**Aim of the task**
Exactly as written, write out the lines below from the first to the one containing "end angle=320, radius=8];", inclusive. Pictures do not belong in the copy.

**Dataset excerpt**
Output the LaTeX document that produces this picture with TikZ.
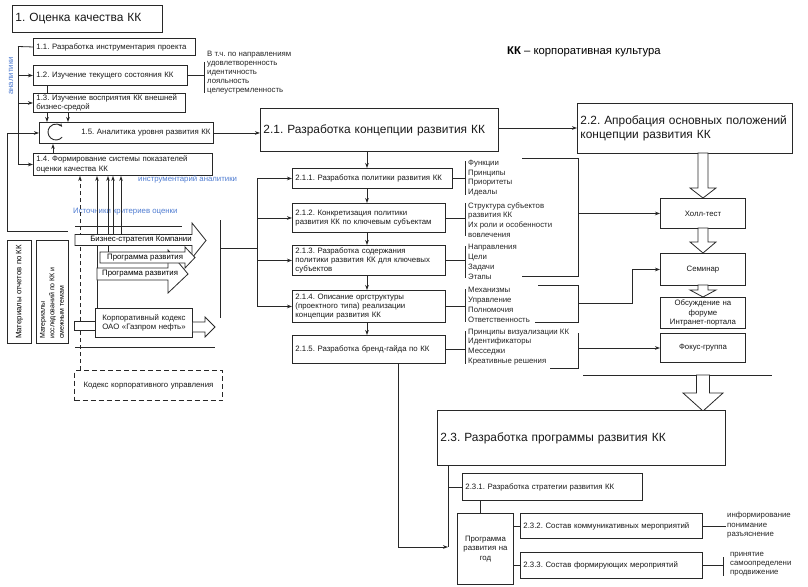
\documentclass[tikz,border=0pt]{standalone}
\usepackage{fontspec}
\setmainfont{Liberation Sans}
\usetikzlibrary{arrows.meta}
\newcommand\fsm{\fontsize{7.8}{9.2}\selectfont}
\newcommand\flst{\fontsize{7.8}{9.8}\selectfont}
\newcommand\frot{\fontsize{7}{9.5}\selectfont}
\newcommand\fbig{\fontsize{11.9}{14}\selectfont}
\newcommand\fkk{\fontsize{11.3}{13}\selectfont}
\newcommand\fblu{\fontsize{7.8}{9}\selectfont}
\definecolor{lc}{RGB}{40,40,40}
\definecolor{bluec}{RGB}{80,125,210}
\newcommand\hollowarr[6]{\draw[hol] (#1-#5,#2) -- (#1+#5,#2) -- (#1+#5,#4) -- (#1+#6,#4) -- (#1,#3) -- (#1-#6,#4) -- (#1-#5,#4) -- cycle;}
\begin{document}
\frenchspacing
\begin{tikzpicture}[x=1pt,y=-1pt,
  ln/.style={draw=lc, line width=0.8pt},
  arr/.style={ln, -{Stealth[length=5pt,width=3.6pt]}},
  bx/.style={draw=lc, line width=0.95pt, fill=white, anchor=north west, inner xsep=3pt, inner ysep=0pt, font=\fsm, align=left, text=black!90},
  bxc/.style={bx, align=center},
  big/.style={font=\fbig},
  lst/.style={anchor=west, font=\flst, align=left, inner sep=0pt, text=black!85},
  hol/.style={draw=lc, line width=0.8pt, fill=white, line join=miter},
  blu/.style={font=\fblu, text=bluec, inner sep=0pt},
]
\useasboundingbox (0,0) rectangle (808,586);
\fill[white] (0,0) rectangle (808,586);

% ---------- block 1 ----------
\node[bx,big,text width=144pt,minimum height=27pt] (t1) at (12,5) {1. Оценка качества КК};
\node[bx,text width=156pt,minimum height=17pt] (b11) at (33,38) {1.1. Разработка инструментария проекта};
\node[bx,text width=148pt,minimum height=20pt] (b12) at (33,65) {1.2. Изучение текущего состояния КК};
\node[bx,text width=146pt,minimum height=19pt] (b13) at (33,93) {1.3. Изучение восприятия КК внешней\\бизнес-средой};
\node[bx,align=right,text width=168pt,minimum height=21pt] (b15) at (39,122) {1.5. Аналитика уровня развития КК};
\node[bx,text width=173pt,minimum height=22pt] (b14) at (33,153) {1.4. Формирование системы показателей\\оценки качества КК};
\draw[ln, line width=0.9pt, -{Stealth[length=3.5pt,width=3.2pt]}] (56,132) ++(40:8) arc[start angle=40, end angle=320, radius=8];

\coordinate (sp) at (18,46.5);
\draw[ln] (sp) -- (sp |- b14.west);
\draw[ln] (sp) -- (b11.west);
\draw[arr] (sp |- b12.west) -- (b12.west);
\draw[arr] (sp |- b13.west) -- (b13.west);
\draw[arr] (sp |- b14.west) -- (b14.west);
\coordinate (xa) at (47,0);
\coordinate (xb) at (68,0);
\coordinate (xc) at (53,0);
\draw[ln] (b12.south -| xa) -- (b13.north -| xa);
\draw[arr] (b13.south -| xa) -- (b15.north -| xa);
\draw[arr] (b13.south -| xb) -- (b15.north -| xb);
\draw[arr] (b14.north -| xc) -- (b15.south -| xc);

\draw[ln] (b12.east) -- ++(16,0) coordinate (vb);
\draw[ln] (vb |- 0,62) -- (vb |- 0,93);
\node[lst,anchor=north west,font=\fsm] (vt) at (207,50.5) {В т.ч. по направлениям\\удовлетворенность\\идентичность\\лояльность\\целеустремленность};

\node[blu,rotate=90] (an) at (11,76) {аналитики};
\node[blu,anchor=west] (ia) at (138,179) {инструментарий аналитики};
\node[blu,anchor=west] (ik) at (73,212) {Источники критериев оценки};

% ---------- sources ----------
\node[bxc,text width=91pt,minimum height=29pt] (kod) at (95,308) {Корпоративный кодекс\\ОАО «Газпром нефть»};
\node[bxc,dash pattern=on 5pt off 3pt,line width=1pt,text width=142pt,minimum height=30pt] (kcu) at (74,370) {Кодекс корпоративного управления};
\node[bx,text width=18pt,minimum height=103pt] (lb1) at (7,240) {};
\node[bx,text width=26pt,minimum height=103pt] (lb2) at (36,240) {};
\node[font=\fsm,rotate=90,inner sep=0pt] (lt1) at (lb1.center) {Материалы отчетов по КК};
\node[font=\frot,rotate=90,align=left,inner sep=0pt,anchor=west] (lt2) at (52,339) {Материалы\\исследований по КК и\\смежным темам};

\coordinate (ll) at (7,231);
\draw[arr] (ll) |- (b15.west);
\draw[ln] (ll) -- (68,231);
\draw[ln] (75,226) -- (182,226);
\coordinate (xd) at (80,0);
\coordinate (xe) at (97,0);
\coordinate (f1) at (108,252);
\coordinate (g1) at (113,234);
\coordinate (h1) at (121,234);
\draw[arr,dash pattern=on 4pt off 3pt] (kcu.north -| xd) -- (b14.south -| xd);
\draw[arr] (kod.north -| xe) -- (b14.south -| xe);
\draw[arr] (f1) -- (b14.south -| f1);
\draw[arr] (g1) -- (b14.south -| g1);
\draw[arr] (h1) -- (b14.south -| h1);

\draw[hol] (75,234.5) -- (192,234.5) -- (192,223) -- (206,240.5) -- (192,258) -- (192,245.5) -- (75,245.5) -- cycle;
\draw[hol] (97,268) -- (168,268) -- (168,250) -- (188,274) -- (168,293) -- (168,280) -- (97,280) -- cycle;
\draw[hol] (100,252) -- (185,252) -- (185,247) -- (195,257.5) -- (185,268) -- (185,263) -- (100,263) -- cycle;
\node[font=\fsm,inner sep=0pt] (bsk) at (141,240) {Бизнес-стратегия Компании};
\node[font=\fsm,inner sep=0pt,anchor=west] (pr1) at (107,257.5) {Программа развития};
\node[font=\fsm,inner sep=0pt,anchor=west] (pr2) at (102,274) {Программа развития};
\draw[hol] (74,321.5) rectangle (kod.west |- 0,330.5);
\draw[hol] (kod.east |- 0,322) -- (205,322) -- (205,317) -- (215,327) -- (205,337) -- (205,332) -- (kod.east |- 0,332);
\draw[ln] (75,347) -- (215,347);

% ---------- block 2.1 ----------
\node[bx,big,text width=232pt,minimum height=43pt] (b21) at (260,108) {2.1. Разработка концепции развития КК};
\node[bx,big,text width=209pt,minimum height=50pt] (b22) at (577,103) {2.2. Апробация основных положений\\концепции развития КК};
\node[bx,text width=154pt,minimum height=20pt] (b211) at (292,168) {2.1.1. Разработка политики развития КК};
\node[bx,text width=147pt,minimum height=29pt] (b212) at (292,203) {2.1.2. Конкретизация политики\\развития КК по ключевым субъектам};
\node[bx,text width=147pt,minimum height=30pt] (b213) at (292,245) {2.1.3. Разработка содержания\\политики развития КК для ключевых\\субъектов};
\node[bx,text width=147pt,minimum height=32pt] (b214) at (292,290) {2.1.4. Описание оргструктуры\\(проектного типа) реализации\\концепции развития КК};
\node[bx,text width=147pt,minimum height=28pt] (b215) at (292,335) {2.1.5. Разработка бренд-гайда по КК};

\draw[arr] (b15.east) -- (b15.east -| b21.west);
\coordinate (y128) at (0,128);
\draw[arr] (b21.east |- y128) -- (b22.west |- y128);
\coordinate (xm) at (367,0);
\draw[arr] (b21.south -| xm) -- (b211.north -| xm);
\draw[arr] (b211.south -| xm) -- (b212.north -| xm);
\draw[arr] (b212.south -| xm) -- (b213.north -| xm);
\draw[arr] (b213.south -| xm) -- (b214.north -| xm);
\draw[arr] (b214.south -| xm) -- (b215.north -| xm);

\draw[ln] (220,220) -- (220,318);
\coordinate (xs) at (257,0);
\draw[ln] (220,248) -- (xs |- 0,248);
\draw[ln] (b211.west -| xs) -- (b214.west -| xs);
\draw[arr] (b211.west -| xs) -- (b211.west);
\draw[arr] (b212.west -| xs) -- (b212.west);
\draw[arr] (b213.west -| xs) -- (b213.west);
\draw[arr] (b214.west -| xs) -- (b214.west);

\coordinate (xl) at (465,0);
\draw[ln] (b211.east) -- (b211.east -| xl);
\draw[ln] (465,161) -- (465,195);
\node[lst] (l1) at (468,178) {Функции\\Принципы\\Приоритеты\\Идеалы};
\draw[ln] (b212.east) -- (b212.east -| xl);
\draw[ln] (465,203) -- (465,236);
\node[lst] (l2) at (468,220) {Структура субъектов\\развития КК\\Их роли и особенности\\вовлечения};
\draw[ln] (b213.east) -- (b213.east -| xl);
\draw[ln] (465,246) -- (465,278);
\node[lst] (l3) at (468,262) {Направления\\Цели\\Задачи\\Этапы};
\draw[ln] (b214.east) -- (b214.east -| xl);
\draw[ln] (465,289) -- (465,322);
\node[lst] (l4) at (468,305) {Механизмы\\Управление\\Полномочия\\Ответственность};
\draw[ln] (b215.east) -- (b215.east -| xl);
\draw[ln] (465,331) -- (465,364);
\node[lst] (l5) at (468,347) {Принципы визуализации КК\\Идентификаторы\\Месседжи\\Креативные решения};

% ---------- block 2.2 ----------
\node[bxc,text width=79pt,minimum height=30pt] (hall) at (660,198) {Холл-тест};
\node[bxc,text width=79pt,minimum height=32pt] (sem) at (660,253) {Семинар};
\node[bxc,text width=79pt,minimum height=31pt] (forum) at (660,297) {Обсуждение на\\форуме\\Интранет-портала};
\node[bxc,text width=79pt,minimum height=29pt] (focus) at (660,333) {Фокус-группа};

\coordinate (xr) at (578,0);
\draw[ln] (522,158) -- (578,158) -- (578,276) -- (522,276);
\draw[arr] (xr |- hall.west) -- (hall.west);
\draw[ln] (538,285) -- (578,285) -- (578,322) -- (535,322);
\coordinate (k2) at (578,303);
\draw[arr] (k2) -- ++(54,0) |- (sem.west);
\draw[ln] (578,333) -- (578,368) -- (550,368);
\draw[arr] (xr |- focus.west) -- (focus.west);

\hollowarr{703}{153}{198}{188}{5}{13}
\hollowarr{703}{228}{253}{242}{5}{13}
\hollowarr{703}{285}{297}{290}{5}{13}
\draw[ln] (583,375) -- (772,375);
\hollowarr{703}{375}{411}{393}{6.5}{20}

% ---------- block 2.3 ----------
\node[bx,big,text width=282pt,minimum height=55pt] (b23) at (437,410) {2.3. Разработка программы развития КК};
\node[bx,text width=174pt,minimum height=27pt] (b231) at (462,473) {2.3.1. Разработка стратегии развития КК};
\node[bxc,text width=50pt,minimum height=71pt] (prog) at (457,513) {Программа\\развития на\\год};
\node[bx,text width=176pt,minimum height=25pt] (b232) at (520,513) {2.3.2. Состав коммуникативных мероприятий};
\node[bx,text width=176pt,minimum height=26pt] (b233) at (520,552) {2.3.3. Состав формирующих мероприятий};

\coordinate (xq) at (448,0);
\coordinate (yq) at (0,547);
\draw[ln] (b23.south -| xq) -- (xq |- yq);
\draw[ln] (b231.west -| xq) -- (b231.west);
\coordinate (xt) at (398,0);
\draw[arr] (b215.south -| xt) |- (xq |- yq);
\coordinate (xp) at (480,0);
\draw[ln] (b231.south -| xp) -- (prog.north -| xp);
\draw[ln] (b232.west -| prog.east) -- (b232.west);
\draw[ln] (b233.west -| prog.east) -- (b233.west);
\draw[ln] (b232.east) -- ++(23,0);
\node[lst,font=\fsm] (l6) at (727,525) {информирование\\понимание\\разъяснение};
\draw[ln] (b233.east) -- ++(20,0) coordinate (vq);
\draw[ln] (vq |- 0,557) -- (vq |- 0,576);
\node[lst,font=\fsm] (l7) at (730,564) {принятие\\самоопределени\\продвижение};

\node[font=\fkk,anchor=west,inner sep=0pt] (kk) at (507,52) {\textbf{КК} – корпоративная культура};
\end{tikzpicture}
\end{document}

**Answer below**
Output the LaTeX document that produces this picture with TikZ.
\documentclass[tikz,border=0pt]{standalone}
\usepackage{fontspec}
\setmainfont{Liberation Sans}
\usetikzlibrary{arrows.meta}
\newcommand\fsm{\fontsize{7.8}{9.2}\selectfont}
\newcommand\flst{\fontsize{7.8}{9.8}\selectfont}
\newcommand\frot{\fontsize{7}{9.5}\selectfont}
\newcommand\fbig{\fontsize{11.9}{14}\selectfont}
\newcommand\fkk{\fontsize{11.3}{13}\selectfont}
\newcommand\fblu{\fontsize{7.8}{9}\selectfont}
\definecolor{lc}{RGB}{40,40,40}
\definecolor{bluec}{RGB}{80,125,210}
\newcommand\hollowarr[6]{\draw[hol] (#1-#5,#2) -- (#1+#5,#2) -- (#1+#5,#4) -- (#1+#6,#4) -- (#1,#3) -- (#1-#6,#4) -- (#1-#5,#4) -- cycle;}
\begin{document}
\frenchspacing
\begin{tikzpicture}[x=1pt,y=-1pt,
  ln/.style={draw=lc, line width=0.8pt},
  arr/.style={ln, -{Stealth[length=5pt,width=3.6pt]}},
  bx/.style={draw=lc, line width=0.95pt, fill=white, anchor=north west, inner xsep=3pt, inner ysep=0pt, font=\fsm, align=left, text=black!90},
  bxc/.style={bx, align=center},
  big/.style={font=\fbig},
  lst/.style={anchor=west, font=\flst, align=left, inner sep=0pt, text=black!85},
  hol/.style={draw=lc, line width=0.8pt, fill=white, line join=miter},
  blu/.style={font=\fblu, text=bluec, inner sep=0pt},
]
\useasboundingbox (0,0) rectangle (808,586);
\fill[white] (0,0) rectangle (808,586);

% ---------- block 1 ----------
\node[bx,big,text width=144pt,minimum height=27pt] (t1) at (12,5) {1. Оценка качества КК};
\node[bx,text width=156pt,minimum height=17pt] (b11) at (33,38) {1.1. Разработка инструментария проекта};
\node[bx,text width=148pt,minimum height=20pt] (b12) at (33,65) {1.2. Изучение текущего состояния КК};
\node[bx,text width=146pt,minimum height=19pt] (b13) at (33,93) {1.3. Изучение восприятия КК внешней\\бизнес-средой};
\node[bx,align=right,text width=168pt,minimum height=21pt] (b15) at (39,122) {1.5. Аналитика уровня развития КК};
\node[bx,text width=173pt,minimum height=22pt] (b14) at (33,153) {1.4. Формирование системы показателей\\оценки качества КК};
\draw[ln, line width=0.9pt, -{Stealth[length=3.5pt,width=3.2pt]}] (56,132) ++(40:8) arc[start angle=40, end angle=320, radius=8];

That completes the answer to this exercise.